Lying on stacked cushions on the roof of a lodge in Jordan’s Dana Biosphere Reserve, I watch a beam of green light shoot into the sky as our guide circles a constellation with the most powerful laser pointer I’ve ever seen. “That orange star, that’s the womanizer,” Ali says. “He’s always chasing the seven sisters.”

This is the Arab legend of the triangle in the east, Ali tells us: the seven sisters, the womanizer, and the bodyguard, forever chasing each other across the night sky.

Ali is one of the 17 local Bedouin people who work full-time at Feynan Ecolodge in Jordan, where tonight he’s got an audience of about 30 guests on the rooftop, captivated by his stories about the sky.

The sky here is impossibly full of stars, so many that the constellations are hard to spot in the sea of pinprick lights. But Ali’s laser pointer – like a lightsaber on steroids – reaches straight into the heavens to draw them out, and we are mesmerized, our attention broken only by a shooting star.

Photo of Ali taken by Christina Newberry. Jordan.
Photo of Ali taken by Christina Newberry.

A Long Journey Into the Desert

Getting to Feynan Ecolodge was an adventure of its own. We arrived at the lodge’s reception center near Quayqura in the west of Jordan after a three-hour drive from Madaba, the city of murals. Then drove along the coast of the Dead Sea and down switchback roads into the desert, slowing to a crawl to pass shepherds on donkeys and in pick-up trucks, moving their large herds of sheep along the roads. And finally pulled into the small parking lot as the sun set, the sky turning first pink and then fiery red.

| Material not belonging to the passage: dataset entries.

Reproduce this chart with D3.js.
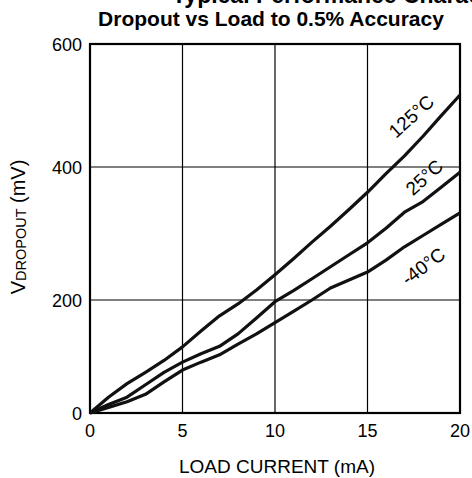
<!DOCTYPE html>
<html><head><meta charset="utf-8">
<script src="https://cdn.jsdelivr.net/npm/d3@7"></script>
<style>
html,body{margin:0;padding:0;background:#fff;}
svg{display:block;font-family:"Liberation Sans",Arial,sans-serif;}
</style></head>
<body>
<svg id="chart" width="472" height="478"></svg>
<script>
const loadCurrent = [0,1,2,3,4,5,6,7,8,9,10,11,12,13,14,15,16,17,18,19,20];
const dropout125 = [0,28,52,72,93,117,145,172,193,215,238,262,287,311,336,362,390,418,450,484,517];
const dropout25  = [0,15,28,50,72,90,105,118,140,168,197,214,232,250,268,286,308,332,348,370,392];
const dropoutM40 = [0,10,20,33,55,76,90,103,122,140,160,180,200,218,230,242,260,280,297,314,331];
const seriesNames = ["125°C","25°C","-40°C"];
const xTicks = [0,5,10,15,20];
const yTicks = [0,200,400,600];

const svg = d3.select("#chart");
const x = d3.scaleLinear().domain([0,20]).range([90,460]);
const y = d3.scaleLinear().domain([0,200,400,600]).range([413,300,167,44]);

// titles
svg.append("text").attr("x",172).attr("y",3).attr("font-size",23).attr("font-weight","bold")
  .text("Typical Performance Characteristics");
svg.append("text").attr("x",271).attr("y",26).attr("text-anchor","middle")
  .attr("font-size",21).attr("font-weight","bold").text("Dropout vs Load to 0.5% Accuracy");

// grid
const g = svg.append("g");
g.selectAll(".vg").data(xTicks.slice(1,-1)).join("line")
  .attr("x1",d=>x(d)).attr("x2",d=>x(d)).attr("y1",y(0)).attr("y2",y(600))
  .attr("stroke","#000").attr("stroke-width",1.2);
g.selectAll(".hg").data(yTicks.slice(1,-1)).join("line")
  .attr("y1",d=>y(d)).attr("y2",d=>y(d)).attr("x1",x(0)).attr("x2",x(20))
  .attr("stroke","#000").attr("stroke-width",1.2);

// frame
svg.append("rect").attr("x",x(0)).attr("y",y(600)).attr("width",x(20)-x(0)).attr("height",y(0)-y(600))
  .attr("fill","none").attr("stroke","#000").attr("stroke-width",2.2);

// tick labels
svg.selectAll(".xt").data(xTicks).join("text")
  .attr("x",d=>x(d)).attr("y",437).attr("text-anchor","middle").attr("font-size",18).text(d=>d);
svg.selectAll(".yt").data(yTicks).join("text")
  .attr("x",82).attr("y",d=>y(d)+7).attr("text-anchor","end").attr("font-size",18).text(d=>d);

// axis titles
svg.append("text").attr("x",277).attr("y",473).attr("text-anchor","middle").attr("font-size",19)
  .text("LOAD CURRENT (mA)");
const yt = svg.append("text").attr("transform","translate(25,227) rotate(-90)")
  .attr("text-anchor","middle").attr("font-size",20);
yt.append("tspan").text("V");
yt.append("tspan").attr("font-size",14.5).attr("dy",1).text("DROPOUT");
yt.append("tspan").attr("dy",-1).text(" (mV)");

// curves
const line = d3.line().x((d,i)=>x(loadCurrent[i])).y(d=>y(d));
[dropout125,dropout25,dropoutM40].forEach(s=>{
  svg.append("path").attr("d",line(s)).attr("fill","none").attr("stroke","#111")
    .attr("stroke-width",3.2).attr("stroke-linejoin","round");
});

// labels
const labelPos = [[411,116,-42],[424,177,-42],[423,266,-37]];
seriesNames.forEach((n,i)=>{
  const p = labelPos[i];
  svg.append("text").attr("transform",`translate(${p[0]},${p[1]}) rotate(${p[2]})`)
    .attr("text-anchor","middle").attr("dy",7).attr("font-size",19).text(n);
});
</script>
</body></html>
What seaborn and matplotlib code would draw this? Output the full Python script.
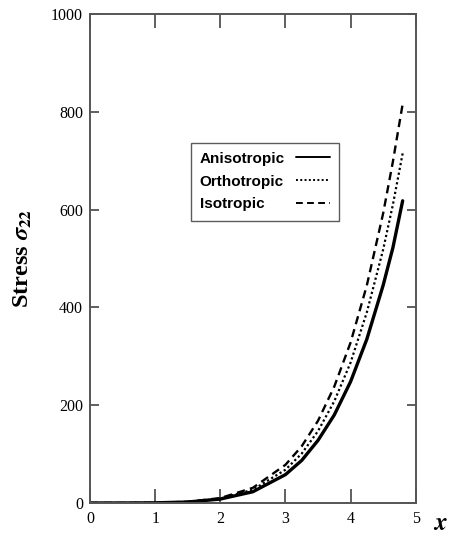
import matplotlib
matplotlib.use("Agg")
import matplotlib.pyplot as plt
import seaborn as sns
import pandas as pd

# Data
x_vals = [0, 0.5, 1, 1.5, 2, 2.5, 3, 3.25, 3.5, 3.75, 4, 4.25, 4.5, 4.65, 4.8]
anisotropic = [0, 0, 0.3, 2, 8, 23, 58, 87, 128, 180, 248, 335, 445, 522, 618]
orthotropic = [0, 0, 0.3, 2, 9, 27, 68, 101, 147, 208, 287, 390, 518, 610, 715]
isotropic = [0, 0, 0.3, 2.5, 10, 31, 78, 116, 168, 238, 328, 445, 592, 698, 816]
series_names = ["Anisotropic", "Orthotropic", "Isotropic"]
x_ticks = [0, 1, 2, 3, 4, 5]
y_ticks = [0, 200, 400, 600, 800, 1000]

sns.set_style("white")
plt.rcParams["mathtext.fontset"] = "stix"
plt.rcParams["text.color"] = "black"
plt.rcParams["axes.labelcolor"] = "black"
plt.rcParams["xtick.labelcolor"] = "black"
plt.rcParams["ytick.labelcolor"] = "black"

fig = plt.figure(figsize=(4.51, 5.36), dpi=100)
ax = fig.add_axes([0.1996, 0.0616, 0.7221, 0.9123])

df = pd.DataFrame({"x": x_vals, "Anisotropic": anisotropic,
                   "Orthotropic": orthotropic, "Isotropic": isotropic})

styles = {
    "Anisotropic": dict(linestyle="-", linewidth=2.4),
    "Orthotropic": dict(linestyle=(0, (1.0, 1.2)), linewidth=1.6),
    "Isotropic": dict(linestyle=(0, (3.5, 2.2)), linewidth=1.7),
}
for name in series_names:
    sns.lineplot(data=df, x="x", y=name, ax=ax, color="black",
                 label=name, **styles[name])

ax.set_xlim(0, 5)
ax.set_ylim(0, 1000)
ax.set_xticks(x_ticks)
ax.set_yticks(y_ticks)
ax.set_xlabel("")
ax.set_ylabel(r"Stress $\mathbfit{\sigma}_{\mathbf{22}}$", fontsize=17.5,
              fontweight="bold", family="Liberation Serif", labelpad=12,
              color="black")

for side in ["left", "right", "top", "bottom"]:
    ax.spines[side].set_color("#555555")
    ax.spines[side].set_linewidth(1.4)

ax.tick_params(axis="x", direction="in", length=10, width=1.2, color="#444444",
               top=True, bottom=True, labelsize=11.5, pad=6, labelcolor="black")
ax.tick_params(axis="y", direction="in", length=6.5, width=1.2, color="#444444",
               left=True, right=True, labelsize=11.5, pad=5, labelcolor="black")
for lab in ax.get_xticklabels() + ax.get_yticklabels():
    lab.set_family("Liberation Serif")

leg = ax.legend(loc="upper left", bbox_to_anchor=(0.309, 0.737),
                markerfirst=False, frameon=True, fancybox=False,
                prop={"family": "Liberation Sans", "weight": "bold", "size": 11},
                handlelength=2.2, handletextpad=0.75, borderpad=0.6,
                labelspacing=0.58, borderaxespad=0)
leg.get_frame().set_edgecolor("#333333")
leg.get_frame().set_linewidth(1.0)
for t in leg.get_texts():
    t.set_color("black")
for h in leg.get_lines():
    h.set_linewidth(1.4)

# left-align the label texts while keeping the handles in one column
fig.canvas.draw()
renderer = fig.canvas.get_renderer()
rows = leg._legend_handle_box.get_children()[0].get_children()
maxw = max(r.get_bbox(renderer).width for r in rows)
for r in rows:
    r.mode = "expand"
    r.width = maxw

fig.text(0.976, 0.025, r"$\mathbfit{x}$", fontsize=18, ha="center", va="center",
         color="black")

fig.savefig("out.png", dpi=100)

The off-the-grid lodge is not accessible by road, so we left our bus at the reception center as utter blackness descended – the kind of darkness you can only get in the middle of nowhere. We were deep in more than 7,000 acres of desert managed by Jordan’s Royal Society for the Conservation of Nature. It’s a natural setting for experiments in responsible tourism, where jobs and economic opportunities for local communities are balanced with protecting the country’s most biodiverse nature reserve.

That economic partnership supports 80 families in the area and more than 400 individuals. Six of them, all local Bedouin men, drove us the final eight kilometers over rocky sand in their beat-up pick-ups, rumbling into the desert night toward Ali and his tales of the stars at the candlelit lodge.

Hmoud and nephew in Jordan Photo: Christina Newberry
Hmoud and nephew. Photo: Christina Newberry

Tea with a Bedouin Family

In the morning, as other guests head off for a sunrise hike along Bedouin shepherd trails, I climb back up to the roof. Two donkeys linger under a tree below as the sun comes up from behind the hills, and when I hear a rumbling sound, I turn to see a herd of goats running down the path. As they approach the lodge, they scatter into smaller groups under the trees, nibbling on anything green.

After a vegetarian buffet breakfast at the lodge, Ali leads us on a short walk to the nearest Bedouin tent. We approach from the side, and he clears his throat to alert the family of our presence. It’s a required courtesy so the family knows to quiet their tongues if they’re talking about secret things.

Inside, we sit cross-legged around the fire sipping Bedouin tea, made by Hmoud and his young nephew. The matriarch of the family appears with water, but then retreats to the women’s side of the tent, out of view. “If men and women sit together,” Ali says, “men don’t get a chance to talk – only listen.”

The local name for this tea is shay – but it is also known as Bedouin whiskey – or Bedouin Red Bull, Ali says with a laugh. It is strong and bitter and very sweet. “Bob Marley says, ‘no woman, no cry.’ For us, it’s no sugar, no shay.”

Learning about Local Life

As we drink, Ali tells us more about local life. All the goats we’ve seen belong to the Bedouin, who take them out grazing after breakfast. Local families still live mostly traditional lives here – but they now choose the locations for their seasonal camps based on the strength of the cell-phone signal. Ali says it’s not uncommon to see a row of phones hanging along the wall of a goat-hair tent for better reception, and that social media and texting have become important networking tools for these communities spread out across the desert. We all pull out our phones to follow Hmoud and Ali on Instagram.

When our legs begin to fall asleep, we untangle ourselves and walk back past the goats to the lodge to pick up our bags. It’s been a short visit, so we don’t have time to visit the nearby ancient copper mines, learn to bake Arabic bread, or tour the local villages by mountain bike. Instead, we pile into the pick-ups and jostle our way back to the main road, where we get into our bus and head south toward Petra. Our clothes still smell of smoke from the fire.

Back at home, I pause over Ali’s latest desert snap in my Instagram feed. I always think of him when I look up at the night sky, my hands warmed by a cup of sweet tea. His stars are lost in the brightness of the city lights, but I know they’re up there, forever seeking.

Note: This experience was part of a press trip paid for by the Jordan Tourism Board.